Barbara Marks received an MFA in painting from Brooklyn College (CUNY), and a BFA in painting from Lyme Academy College of Fine Arts (CT). She has enjoyed residencies at the Vermont Studio Center, Fowler Dune Shack (Cape Cod), MIRA (Martignano, Italy), and Jentel Foundation (Wyoming). She has twice been a visiting artist at the American Academy in Rome. Most recently her work has been shown at the DaSilva Gallery, Silvermine Arts Center, Whitney Center, and The Chase Family Gallery (CT); The Painting Center and First Street Gallery (NYC); Drawing Rooms (NJ); and Artist-Run at Satellite (Miami). Her paintings and prints are in numerous private collections. She is an artist member at The Painting Center, NYC, NY, and a Guild Artist at Silvermine Arts Center, New Canaan, CT. Her work on paper is represented in the flatfile at Artspace New Haven. Barbara is a Trustee of the Vermont Studio Center and a former board member of Artspace New Haven. Previously, she was the principal of a graphic design studio serving the book publishing industry. Barbara lives and works in Connecticut; she divides her “free” time between Connecticut and NYC.



I’m a B-52 (b. 1952). I spent my childhood in Westport, Connecticut, my dad’s hometown. My mom was from Iowa. Both of my parents were makers of things, which is where my love of working with my hands must have come from. I attended Pitzer College, Claremont, CA, and the New School for Social Research, New York, NY, working toward a degree in anthropology until I fell into a graphic design job in Soho. From there I went on to jobs in magazine design and book design. In 1978, I established my own design studio specializing in publication design for the book publishing industry.

I landed happily in graphic design, without a background in fine arts, but with a nagging desire to try my hand at drawing and painting. In 2000, I took the plunge and enrolled in a summer painting “intensive” at Wesleyan University. I had NO idea what I was getting myself into. It was intense and challenging—and I wanted more. I decided to take classes at the Lyme Academy College of Fine Arts. Two classes in the fall led to two more in the spring and, in 2001, I left book design behind to become a full-time matriculating student at Lyme, earning a BFA in painting in 2005, and then an MFA in painting from Brooklyn College (CUNY) in 2008. Since then, I have focused my efforts on strengthening my studio practice, getting traction and exposure for my work, and deepening my involvement in the greater arts community.

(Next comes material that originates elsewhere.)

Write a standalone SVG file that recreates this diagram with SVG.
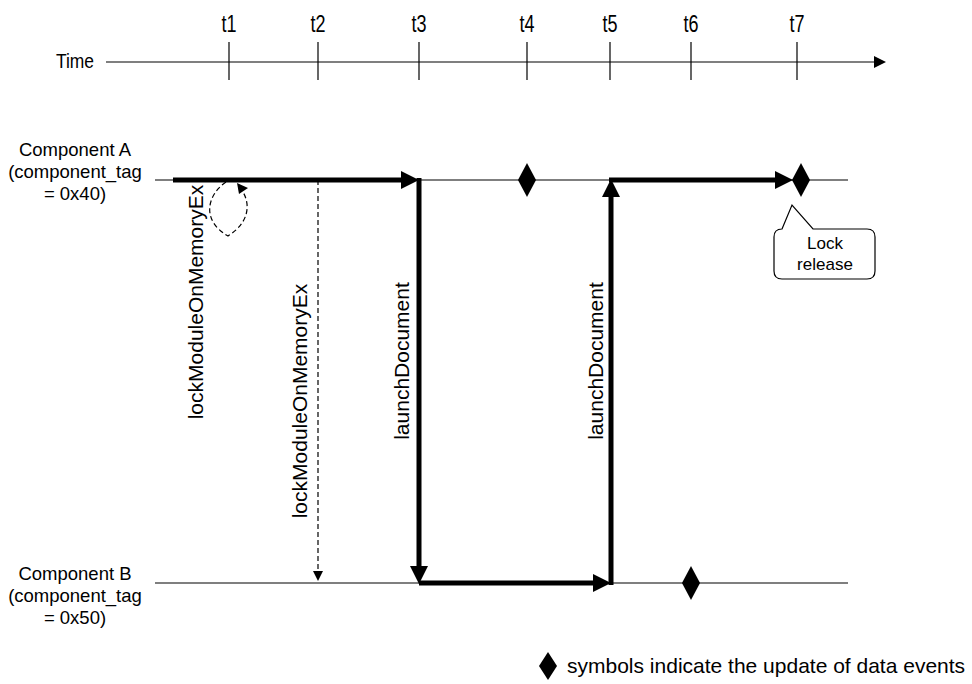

My colorful paintings are rooted in direct observation and memory. Fusing reality and invention, they suggest ordinary objects, eccentric landscapes, and quirky interior spaces; they elicit narrative. In my work, I oscillate between geometric and representational abstraction—driven by my interest in economy of expression, and my belief in the role that color can play in the situation of a particular painting. My primary medium is color—everything else falls into place to support that. I am interested in color for its own sake—color as form; color as content. Beauty and craft are important to me. My work evades being neatly pigeonholed into a genre or a ‘style.’ I paint what interests me in whatever way I feel like painting it. I favor a small, square format, and I work in series. I am currently at work on “Recollection,” a series of small-scale, square, paintings-on-panel. My long-term plan is to grow the series into a large-scale project by making many small-scale paintings that, when installed as a group, will take on a monumental scale.